What equipment is used/provided?
You will be given access to the latest camera equipment, such as the Sony HVR-Z1E HDV cameras, HD technology, large filming rigs such as the Sony D50, tripods, location sound equipment such as Sennheiser 416 rifle mics, the latest editing suites (Apple Mac & Final Cut Pro HD V5). You will also be taken to local gear houses for tours and Q & A sessions to help you understand the equipment that you could choose for your future shoots.
What are the employment prospects?
It depends on the talent and drive of the individual concerned. The course provides an ideal opportunity for aspirant filmmakers to achieve a good grounding in all aspects of wildlife filmmaking which will prove attractive to any potential employer. You will gain the right contacts, training on how to market yourself, and creative skills to develop you in the right direction to make you more suitable for employment in the wildlife filmmaking industry. Several ex-students have been lucky enough to receive funding from NHU AFRICA (Natural History Unit) to produce their own films after the course and have set up production companies.

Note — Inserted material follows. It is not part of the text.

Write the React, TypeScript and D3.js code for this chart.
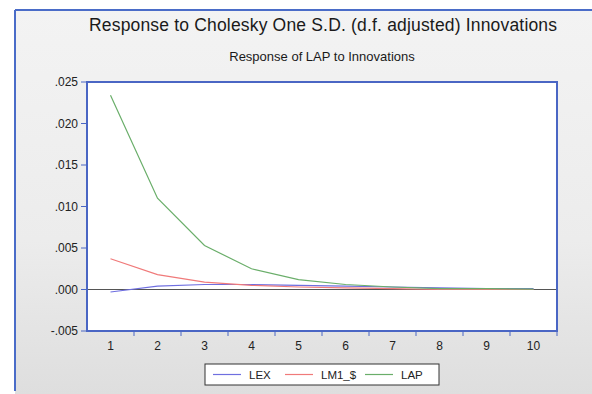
import React from "react";
import * as d3 from "d3";

const periods = [1, 2, 3, 4, 5, 6, 7, 8, 9, 10];
const lexValues = [-0.0003, 0.0004, 0.0006, 0.0006, 0.0005, 0.0004, 0.0003, 0.0002, 0.0001, 0.0001];
const lm1Values = [0.0037, 0.0018, 0.0009, 0.0005, 0.0003, 0.0002, 0.0001, 0.0, 0.0, 0.0];
const lapValues = [0.0234, 0.011, 0.0053, 0.0025, 0.0012, 0.0006, 0.0003, 0.0001, 0.0001, 0.00005];
const yTicks = [-0.005, 0.0, 0.005, 0.01, 0.015, 0.02, 0.025];
const seriesNames = ["LEX", "LM1_$", "LAP"];
const seriesColors = ["#6f6fe0", "#f07a7a", "#6aae6a"];
const title = "Response to Cholesky One S.D. (d.f. adjusted) Innovations";
const subtitle = "Response of LAP to Innovations";

export default function App() {
  const W = 592, H = 394;
  const left = 87, right = 557, top = 82, bottom = 331;
  const x = d3.scaleBand<number>().domain(periods).range([left, right]).paddingInner(0).paddingOuter(0);
  const y = d3.scaleLinear().domain([-0.005, 0.025]).range([bottom, top]);
  const cx = (p: number) => (x(p) as number) + x.bandwidth() / 2;
  const line = d3.line<[number, number]>().x((d) => cx(d[0])).y((d) => y(d[1]));
  const allSeries = [lexValues, lm1Values, lapValues];
  const fmt = (v: number) => {
    const s = d3.format(".3f")(Math.abs(v));
    return (v < 0 ? "-" : "") + s.replace(/^0\./, ".");
  };
  const font = "Arial, 'Liberation Sans', sans-serif";
  return (
    <svg width={W} height={H} style={{ position: "absolute", left: 0, top: 0 }} fontFamily={font}>
      <defs>
        <linearGradient id="bg" x1="0" y1="0" x2="0" y2="1">
          <stop offset="0" stopColor="#f3f3f3" />
          <stop offset="0.6" stopColor="#ececec" />
          <stop offset="1" stopColor="#dedede" />
        </linearGradient>
      </defs>
      <rect x={0} y={0} width={W} height={H} fill="#ffffff" />
      <rect x={15} y={10} width={W - 15} height={H - 10} fill="url(#bg)" />
      <line x1={15} y1={10} x2={W} y2={10} stroke="#4a6cc8" strokeWidth={2} />
      <line x1={15} y1={10} x2={15} y2={391} stroke="#4a6cc8" strokeWidth={2} />
      <text x={89} y={30.5} fontSize={17.5} textLength={468} lengthAdjust="spacing" fill="#1a1a1a">{title}</text>
      <text x={322} y={61} textAnchor="middle" fontSize={13} fill="#1a1a1a">{subtitle}</text>
      <rect x={left} y={top} width={right - left} height={bottom - top} fill="#ffffff" />
      <line x1={left} x2={right} y1={y(0)} y2={y(0)} stroke="#555555" strokeWidth={1} />
      {allSeries.map((vals, i) => (
        <path
          key={seriesNames[i]}
          d={line(periods.map((p, j) => [p, vals[j]] as [number, number])) || ""}
          fill="none"
          stroke={seriesColors[i]}
          strokeWidth={1.2}
        />
      ))}
      <rect x={left} y={top} width={right - left} height={bottom - top} fill="none" stroke="#4a66c4" strokeWidth={2} />
      {yTicks.map((t) => (
        <g key={t}>
          <line x1={left - 6} x2={left} y1={y(t)} y2={y(t)} stroke="#4a66c4" strokeWidth={1} />
          <text x={left - 9} y={y(t) + 4} textAnchor="end" fontSize={12} fill="#222">{fmt(t)}</text>
        </g>
      ))}
      {periods.map((p) => (
        <g key={p}>
          <line x1={(x(p) as number) + x.bandwidth()} x2={(x(p) as number) + x.bandwidth()} y1={bottom} y2={bottom + 5} stroke="#4a66c4" strokeWidth={1} />
          <text x={cx(p)} y={bottom + 19} textAnchor="middle" fontSize={12} fill="#222">{p}</text>
        </g>
      ))}
      <rect x={205} y={364} width={234} height={21} fill="#ffffff" stroke="#333" strokeWidth={1} />
      {seriesNames.map((n, i) => {
        const lx = [213, 285, 365][i];
        return (
          <g key={n}>
            <line x1={lx} x2={lx + 28} y1={374.5} y2={374.5} stroke={seriesColors[i]} strokeWidth={1.2} />
            <text x={lx + 36} y={379} fontSize={11.5} fill="#222">{n}</text>
          </g>
        );
      })}
    </svg>
  );
}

What industry contacts are available?
The Academy has a vast international network of producers, distributors, freelance filmmakers, broadcasters and their commissioning editors. These contacts are made available to students throughout the course including email addresses and telephone numbers and you are shown how to build and maximise these relationships, find out what broadcast commissioning editors are looking for and how to get known on the international circuit.
How do I organise transport?
Cape Town is a beautiful city to explore but DOES NOT have a reliable or safe public transport service so we advise that you hire a car whilst in Cape Town. The cheapest car hire companies in the city will charge approximately 300 Euro per month.